The American Military on the Ground

by Robert D. Kaplan

Pub Date: Sept. 20th, 2005
ISBN: 1-4000-6132-6
Publisher: Random House

Prolific world-traveler Kaplan (Mediterranean Winter, 2004, etc.) goes where the boots are. And where they are, he suggests, there stands the American Empire.

“The Big Army doesn’t understand that force protection means force projection. They’re killing us in Iraq because they see that we’re scared.” Thus a Special Forces soldier in Afghanistan, speaking with the customary openness of soldiers in the face of someone they trust—Kaplan, in this case, who over the years has been along for many rides when the bullets are flying and who, at one point, catches himself wondering what for: “I was fifty-one years old. Why was I doing this?” He answers by bringing home absorbing stories from warriors at the edges of the empire, who are somehow different from soldiers in past wars: For them, all the world is “Injun Country,” monitored by “singular individuals fronting dangerous and stupendous landscapes.” Indeed, the troops who patrol the streets of Djibouti and scout the jungles of Colombia and the Philippines look like surfers, talk like cowboys and have a healthy disdain for the meaningless regulations of the Big Army.
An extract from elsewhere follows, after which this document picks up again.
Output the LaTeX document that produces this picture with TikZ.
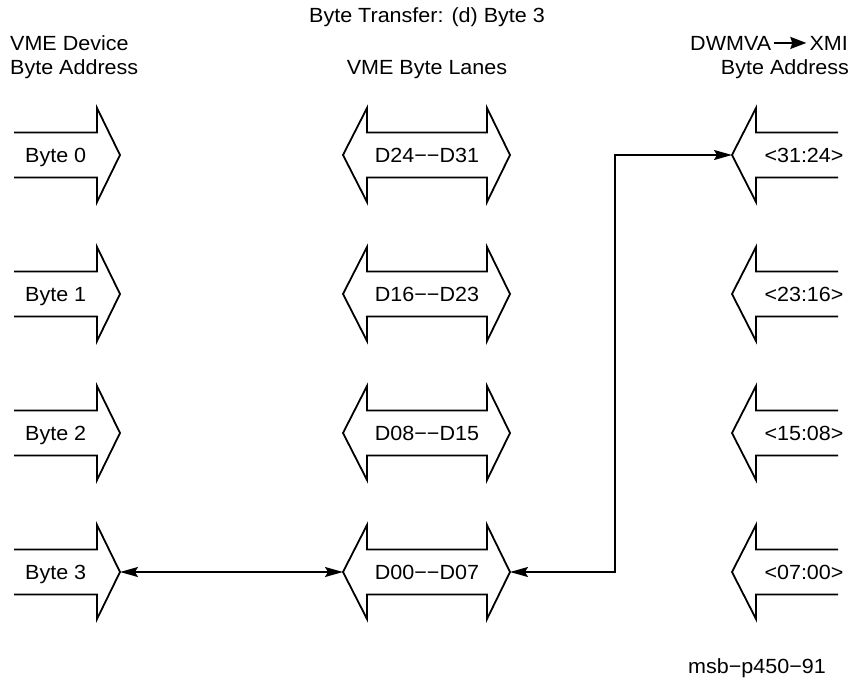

But, in the parlance, they’re exquisitely sensitive to the mission, which has changed markedly since 9/11, involving a newfound resolution “to whack people quietly” while trying to win hearts and minds. The Big Army, of course, does things more noisily, though its middle managers—the captains and majors who run the show, “the true agents of the imperium”—seem keen to remake the organization for an ever-unpredictable world. Those who question whether or why the U.S. is an imperial nation will not be comforted by Kaplan’s assurances that, after all, “Rome, Venice, and Britain were the most morally enlightened states of their age”—and that democracy at home and a ruthless authoritarianism abroad are not necessarily incompatible.

A provocative survey of a changing military charged—it seems ever more apparent—with making the world American, regardless of the world’s view of things.